On Wed, 28 Jul 2021, at 18:43, Andy Shevchenko wrote:
On Wed, Jul 28, 2021 at 8:43 AM Andrew Jeffery [off-list ref] wrote:
quoted
On Fri, 23 Jul 2021, at 17:45, Andy Shevchenko wrote:
quoted
I was briefly looking into patches 1-4 and suddenly
realized that the fix can be similar as in PCA9685 (PWM), I.e. we
always have chips for the entire pin space and one may map them
accordingly, requested in one realm (LED) in the other (GPIO)
automatically is BUSY. Or I missed the point?
No, you haven't missed the point. I will look at the PCA9685 driver.
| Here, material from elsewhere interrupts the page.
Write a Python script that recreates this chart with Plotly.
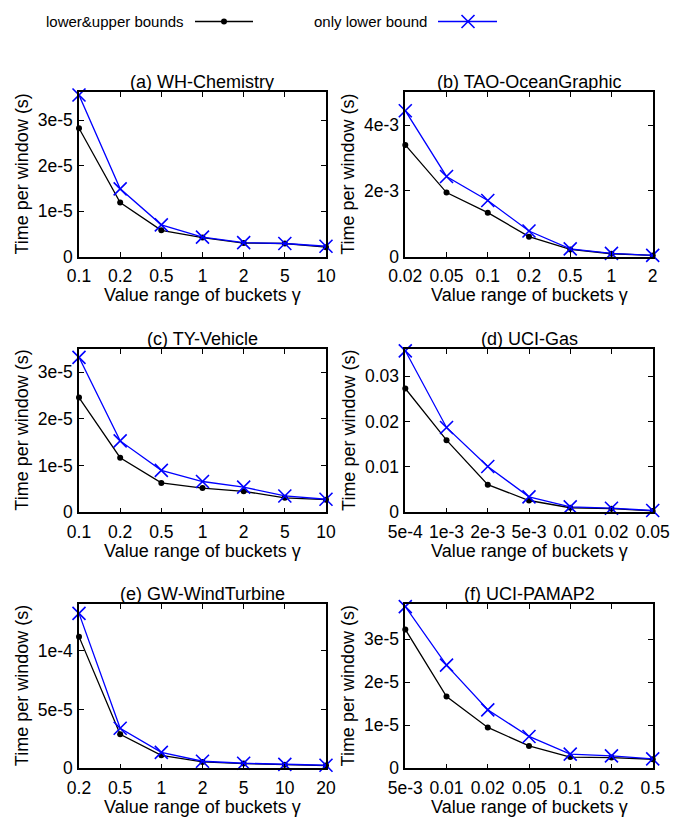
import plotly.graph_objects as go

# ---------------- data ----------------
series_names = ["lower&upper bounds", "only lower bound"]
titles = ["(a) WH-Chemistry", "(b) TAO-OceanGraphic", "(c) TY-Vehicle",
          "(d) UCI-Gas", "(e) GW-WindTurbine", "(f) UCI-PAMAP2"]

cats_a = ["0.1", "0.2", "0.5", "1", "2", "5", "10"]
a_lu = [2.82e-5, 1.19e-5, 0.58e-5, 0.42e-5, 0.30e-5, 0.29e-5, 0.21e-5]
a_lo = [3.55e-5, 1.49e-5, 0.70e-5, 0.43e-5, 0.31e-5, 0.29e-5, 0.23e-5]
yt_a = [0, 1e-5, 2e-5, 3e-5]
yl_a = ["0", "1e-5", "2e-5", "3e-5"]
ymax_a = 3.61e-5

cats_b = ["0.02", "0.05", "0.1", "0.2", "0.5", "1", "2"]
b_lu = [3.40e-3, 1.95e-3, 1.34e-3, 0.61e-3, 0.22e-3, 0.09e-3, 0.04e-3]
b_lo = [4.44e-3, 2.44e-3, 1.71e-3, 0.78e-3, 0.24e-3, 0.10e-3, 0.04e-3]
yt_b = [0, 2e-3, 4e-3]
yl_b = ["0", "2e-3", "4e-3"]
ymax_b = 5e-3

cats_c = ["0.1", "0.2", "0.5", "1", "2", "5", "10"]
c_lu = [2.46e-5, 1.17e-5, 0.63e-5, 0.52e-5, 0.45e-5, 0.31e-5, 0.27e-5]
c_lo = [3.32e-5, 1.53e-5, 0.90e-5, 0.66e-5, 0.54e-5, 0.35e-5, 0.28e-5]
yt_c = [0, 1e-5, 2e-5, 3e-5]
yl_c = ["0", "1e-5", "2e-5", "3e-5"]
ymax_c = 3.5e-5

cats_d = ["5e-4", "1e-3", "2e-3", "5e-3", "0.01", "0.02", "0.05"]
d_lu = [0.0273, 0.0159, 0.0061, 0.0026, 0.0010, 0.0008, 0.0003]
d_lo = [0.0356, 0.0187, 0.0101, 0.0034, 0.0012, 0.0009, 0.0004]
yt_d = [0, 0.01, 0.02, 0.03]
yl_d = ["0", "0.01", "0.02", "0.03"]
ymax_d = 0.036

cats_e = ["0.2", "0.5", "1", "2", "5", "10", "20"]
e_lu = [1.122e-4, 2.90e-5, 1.11e-5, 0.54e-5, 0.40e-5, 0.31e-5, 0.23e-5]
e_lo = [1.32e-4, 3.41e-5, 1.36e-5, 0.60e-5, 0.43e-5, 0.34e-5, 0.26e-5]
yt_e = [0, 5e-5, 1e-4]
yl_e = ["0", "5e-5", "1e-4"]
ymax_e = 1.4e-4

cats_f = ["5e-3", "0.01", "0.02", "0.05", "0.1", "0.2", "0.5"]
f_lu = [3.23e-5, 1.67e-5, 0.95e-5, 0.52e-5, 0.26e-5, 0.25e-5, 0.21e-5]
f_lo = [3.76e-5, 2.40e-5, 1.36e-5, 0.74e-5, 0.33e-5, 0.29e-5, 0.22e-5]
yt_f = [0, 1e-5, 2e-5, 3e-5]
yl_f = ["0", "1e-5", "2e-5", "3e-5"]
ymax_f = 3.82e-5

xlabel = "Value range of buckets \u03b3"
ylabel = "Time per window (s)"

# ---------------- layout helpers ----------------
W, H = 684, 820
FONT = "Liberation Sans, Arial, Helvetica, sans-serif"
FS = 18      # titles
TFS = 17.5   # tick labels

# pixel boxes of the six plot areas (left, right, top, bottom)
boxes = [
    (79, 326, 92.3, 256.7), (405.3, 652.7, 92.3, 256.7),
    (79, 326, 349, 512.3), (405.3, 652.7, 349, 512.3),
    (79, 326, 604, 768.3), (405.3, 652.7, 604, 768.3),
]

panels = [
    (cats_a, a_lu, a_lo, yt_a, yl_a, ymax_a),
    (cats_b, b_lu, b_lo, yt_b, yl_b, ymax_b),
    (cats_c, c_lu, c_lo, yt_c, yl_c, ymax_c),
    (cats_d, d_lu, d_lo, yt_d, yl_d, ymax_d),
    (cats_e, e_lu, e_lo, yt_e, yl_e, ymax_e),
    (cats_f, f_lu, f_lo, yt_f, yl_f, ymax_f),
]

fig = go.Figure()
annotations = []
shapes = []

for i, ((cats, lu, lo, yt, yl, ymax), (l, r, t, b)) in enumerate(zip(panels, boxes)):
    n = i + 1
    xa = "x" if n == 1 else f"x{n}"
    ya = "y" if n == 1 else f"y{n}"
    fig.add_trace(go.Scatter(
        x=cats, y=lu, xaxis=xa, yaxis=ya, mode="lines+markers",
        name=series_names[0], showlegend=False, cliponaxis=False,
        line=dict(color="#000000", width=1.3),
        marker=dict(symbol="circle", size=6, color="#000000")))
    fig.add_trace(go.Scatter(
        x=cats, y=lo, xaxis=xa, yaxis=ya, mode="lines+markers",
        name=series_names[1], showlegend=False, cliponaxis=False,
        line=dict(color="#0000ff", width=1.3),
        marker=dict(symbol="x-thin-open", size=13,
                    line=dict(color="#0000ff", width=1.6))))
    axcommon = dict(showline=True, linecolor="black", linewidth=1.5,
                    mirror="ticks", ticks="inside", ticklen=5, tickwidth=1.2,
                    tickcolor="black", showgrid=False, zeroline=False,
                    automargin=False,
                    tickfont=dict(family=FONT, size=TFS, color="black"))
    xkey = "xaxis" if n == 1 else f"xaxis{n}"
    ykey = "yaxis" if n == 1 else f"yaxis{n}"
    fig.update_layout(**{
        xkey: dict(axcommon, domain=[l / W, r / W], anchor=ya, type="category",
                   range=[0, len(cats) - 1], ticklabelstandoff=3),
        ykey: dict(axcommon, domain=[1 - b / H, 1 - t / H], anchor=xa,
                   range=[0, ymax], tickvals=yt, ticktext=yl,
                   ticklabelstandoff=1),
    })
    cx = (l + r) / 2 / W
    annotations.append(dict(text=titles[i], x=cx, y=1 - (t - 10) / H,
                            xref="paper", yref="paper", showarrow=False,
                            xanchor="center", yanchor="middle",
                            font=dict(family=FONT, size=FS, color="black")))
    annotations.append(dict(text=xlabel, x=cx, y=1 - (b + 38.5) / H,
                            xref="paper", yref="paper", showarrow=False,
                            xanchor="center", yanchor="middle",
                            font=dict(family=FONT, size=FS, color="black")))
    annotations.append(dict(text=ylabel, x=(l - 57) / W, y=1 - (t + b) / 2 / H,
                            xref="paper", yref="paper", showarrow=False,
                            textangle=-90, xanchor="center", yanchor="middle",
                            font=dict(family=FONT, size=FS, color="black")))

# ---------------- key (text first, then sample, gnuplot style) ----------------
LFS = 15
ky = 1 - 21.5 / H
annotations.append(dict(text=series_names[0], x=186 / W, y=ky, xref="paper",
                        yref="paper", showarrow=False, xanchor="right",
                        yanchor="middle",
                        font=dict(family=FONT, size=LFS, color="black")))
annotations.append(dict(text=series_names[1], x=429 / W, y=ky, xref="paper",
                        yref="paper", showarrow=False, xanchor="right",
                        yanchor="middle",
                        font=dict(family=FONT, size=LFS, color="black")))
shapes.append(dict(type="line", xref="paper", yref="paper", x0=195 / W,
                   x1=253 / W, y0=ky, y1=ky, line=dict(color="black", width=1.5)))
shapes.append(dict(type="circle", xref="paper", yref="paper",
                   x0=221 / W, x1=227 / W, y0=ky - 3 / H, y1=ky + 3 / H,
                   fillcolor="black", line=dict(color="black", width=0)))
shapes.append(dict(type="line", xref="paper", yref="paper", x0=438 / W,
                   x1=497 / W, y0=ky, y1=ky, line=dict(color="#0000ff", width=1.5)))
shapes.append(dict(type="line", xref="paper", yref="paper", x0=461.5 / W,
                   x1=474.5 / W, y0=ky - 6.5 / H, y1=ky + 6.5 / H,
                   line=dict(color="#0000ff", width=1.6)))
shapes.append(dict(type="line", xref="paper", yref="paper", x0=461.5 / W,
                   x1=474.5 / W, y0=ky + 6.5 / H, y1=ky - 6.5 / H,
                   line=dict(color="#0000ff", width=1.6)))

fig.update_layout(width=W, height=H,
                  margin=dict(l=0, r=0, t=0, b=0, pad=0, autoexpand=False),
                  paper_bgcolor="white", plot_bgcolor="white",
                  showlegend=False, annotations=annotations, shapes=shapes,
                  font=dict(family=FONT, size=FS, color="black"))

fig.write_html("out.html", config={"displayModeBar": False},
               post_script="document.body.style.margin='0px';"
                           "document.body.style.overflow='hidden';")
That said, my goal was to implement the behaviour intended by the
existing binding (i.e. fix a bug).
Okay, so it implies that this used to work at some point.
I don't think this is true. It only "works" if the lines specified as
GPIO in the devicetree are contiguous from line 0. That way the pin and
GPIO number spaces align. I suspect that's all that's been tested up
until this point.
We now have a board with a PCA9552 where the first 8 pins are LED and
the last 8 pins are GPIO, and if you specify this in the devicetree
according to the binding you hit the failure to map between the two
number spaces.
What has
changed from that point? Why can't we simply fix the culprit commit?
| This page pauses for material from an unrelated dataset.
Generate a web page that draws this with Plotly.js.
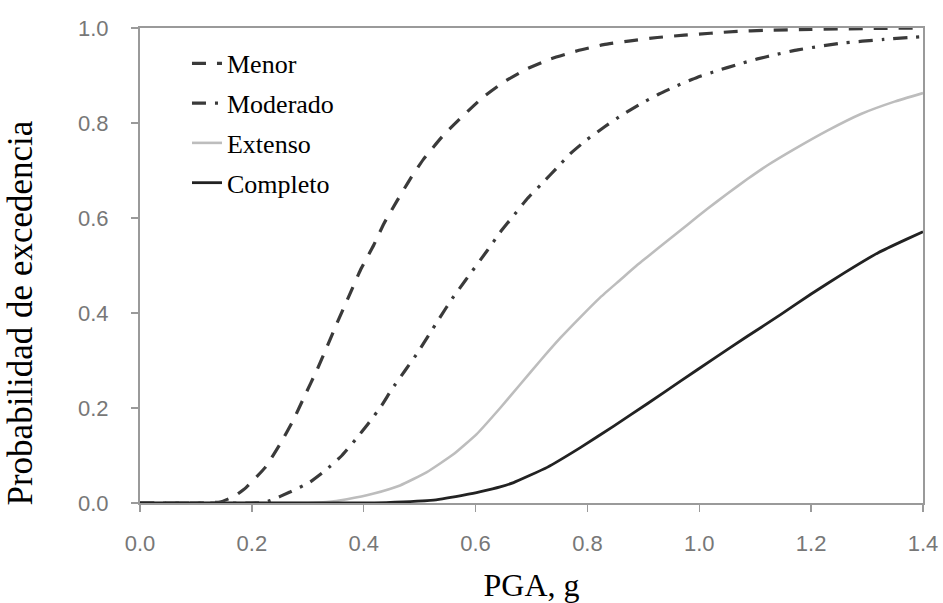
<!DOCTYPE html>
<html>
<head>
<meta charset="utf-8">
<script src="https://cdn.plot.ly/plotly-3.0.1.min.js"></script>
<style>html,body{margin:0;padding:0;background:#fff;}#chart{width:943px;height:603px;}</style>
</head>
<body>
<div id="chart"></div>
<script>
// Series names
const seriesNames = ["Menor", "Moderado", "Extenso", "Completo"];

// Menor (dashed)
const menorX = [0, 0.10, 0.143, 0.17, 0.19, 0.224, 0.251, 0.274, 0.295, 0.316, 0.334, 0.352, 0.373, 0.394, 0.418, 0.436, 0.459, 0.483, 0.507, 0.543, 0.579, 0.614, 0.650, 0.692, 0.734, 0.782, 0.829, 0.877, 0.925, 0.973, 1.02, 1.068, 1.116, 1.2, 1.3, 1.4];
const menorY = [0, 0, 0.002, 0.015, 0.033, 0.075, 0.125, 0.174, 0.227, 0.279, 0.328, 0.378, 0.434, 0.490, 0.543, 0.588, 0.635, 0.682, 0.724, 0.775, 0.817, 0.855, 0.886, 0.914, 0.935, 0.952, 0.965, 0.973, 0.980, 0.985, 0.989, 0.993, 0.995, 0.997, 0.999, 1.0];

// Moderado (dash-dot)
const moderadoX = [0, 0.20, 0.22, 0.233, 0.268, 0.304, 0.331, 0.361, 0.385, 0.408, 0.432, 0.450, 0.474, 0.495, 0.516, 0.537, 0.558, 0.582, 0.620, 0.644, 0.668, 0.692, 0.719, 0.745, 0.769, 0.799, 0.832, 0.862, 0.895, 0.928, 0.961, 0.996, 1.032, 1.068, 1.104, 1.140, 1.176, 1.253, 1.33, 1.4];
const moderadoY = [0, 0, 0.001, 0.005, 0.023, 0.044, 0.068, 0.100, 0.133, 0.167, 0.205, 0.239, 0.279, 0.314, 0.353, 0.392, 0.430, 0.469, 0.530, 0.570, 0.605, 0.640, 0.673, 0.705, 0.735, 0.765, 0.793, 0.817, 0.840, 0.861, 0.879, 0.896, 0.910, 0.923, 0.935, 0.945, 0.954, 0.968, 0.976, 0.982];

// Extenso (light solid)
const extensoX = [0, 0.30, 0.334, 0.370, 0.418, 0.465, 0.513, 0.561, 0.602, 0.644, 0.680, 0.716, 0.752, 0.788, 0.823, 0.859, 0.889, 0.907, 0.943, 0.979, 1.014, 1.050, 1.086, 1.122, 1.170, 1.229, 1.289, 1.349, 1.4];
const extensoY = [0, 0, 0.002, 0.008, 0.020, 0.037, 0.065, 0.103, 0.145, 0.200, 0.250, 0.300, 0.348, 0.392, 0.433, 0.470, 0.501, 0.518, 0.552, 0.586, 0.619, 0.651, 0.682, 0.711, 0.745, 0.784, 0.819, 0.845, 0.863];

// Completo (dark solid)
const completoX = [0, 0.40, 0.44, 0.525, 0.585, 0.609, 0.644, 0.668, 0.728, 0.788, 0.847, 0.907, 0.967, 1.026, 1.086, 1.146, 1.20, 1.26, 1.32, 1.37, 1.4];
const completoY = [0, 0, 0.001, 0.006, 0.018, 0.024, 0.034, 0.043, 0.075, 0.117, 0.162, 0.209, 0.257, 0.304, 0.351, 0.397, 0.440, 0.485, 0.527, 0.555, 0.571];

// Axis ticks
const xTicks = [0, 0.2, 0.4, 0.6, 0.8, 1.0, 1.2, 1.4];
const yTicks = [0, 0.2, 0.4, 0.6, 0.8, 1.0];

const traces = [
  {x: menorX, y: menorY, name: seriesNames[0], legendgroup: "a", mode: "lines",
   line: {color: "#3a3a3a", width: 3.2, dash: "14px,11px", shape: "spline", smoothing: 0.4}},
  {x: moderadoX, y: moderadoY, name: seriesNames[1], legendgroup: "b", mode: "lines",
   line: {color: "#3a3a3a", width: 3.2, dash: "14px,9px,3px,9px", shape: "spline", smoothing: 0.4}},
  {x: extensoX, y: extensoY, name: seriesNames[2], legendgroup: "c", mode: "lines",
   line: {color: "#bdbdbd", width: 2.6, shape: "spline", smoothing: 0.4}},
  {x: completoX, y: completoY, name: seriesNames[3], legendgroup: "d", mode: "lines",
   line: {color: "#222222", width: 2.8, shape: "spline", smoothing: 0.4}}
];

const axisCommon = {
  showline: true, mirror: true, linecolor: "#9a9a9a", linewidth: 2,
  ticks: "outside", ticklen: 7, tickwidth: 1.5, tickcolor: "#9a9a9a",
  showgrid: false, zeroline: false,
  tickfont: {family: "Liberation Sans, Arial, sans-serif", size: 22, color: "#777777"},
  tickformat: ".1f"
};

const layout = {
  width: 943, height: 603,
  margin: {l: 140, r: 20, t: 28, b: 100},
  paper_bgcolor: "#ffffff", plot_bgcolor: "#ffffff",
  showlegend: true,
  legend: {
    x: 0.06, y: 0.975, xanchor: "left", yanchor: "top",
    bgcolor: "rgba(0,0,0,0)", borderwidth: 0,
    font: {family: "Liberation Serif, Times New Roman, serif", size: 26, color: "#000"},
    tracegroupgap: 3, traceorder: "grouped"
  },
  xaxis: Object.assign({}, axisCommon, {
    range: [0, 1.4], tickvals: xTicks, ticklabelstandoff: 13,
    title: {text: "PGA, g", font: {family: "Liberation Serif, Times New Roman, serif", size: 32, color: "#000"}, standoff: 23}
  }),
  yaxis: Object.assign({}, axisCommon, {
    range: [0, 1], tickvals: yTicks, ticklabelstandoff: 18
  }),
  annotations: [{
    text: "Probabilidad de excedencia", textangle: -90,
    xref: "paper", yref: "paper", x: -0.152, y: 0.401,
    xanchor: "center", yanchor: "middle", showarrow: false,
    font: {family: "Liberation Serif, Times New Roman, serif", size: 35, color: "#000"}
  }]
};

Plotly.newPlot("chart", traces, layout, {displayModeBar: false, staticPlot: true});
</script>
</body>
</html>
As such nothing has changed, I think it's always been broken, just we
haven't had hardware configurations that demonstrated the failure.
quoted
However, userspace would never have
got the results it expected with the existing driver implementation, so
I guess you could argue that no such (useful) userspace exists. Given
that, we could adopt the strategy of always defining a gpiochip
covering the whole pin space, and parts of the devicetree binding just
become redundant.
I'm lost now. GPIO has its own userspace ABI, how does it work right
now in application to this chip?
As above, it "works" if the GPIOs specified in the devicetree are
contiguous from line 0. It's broken if they're not.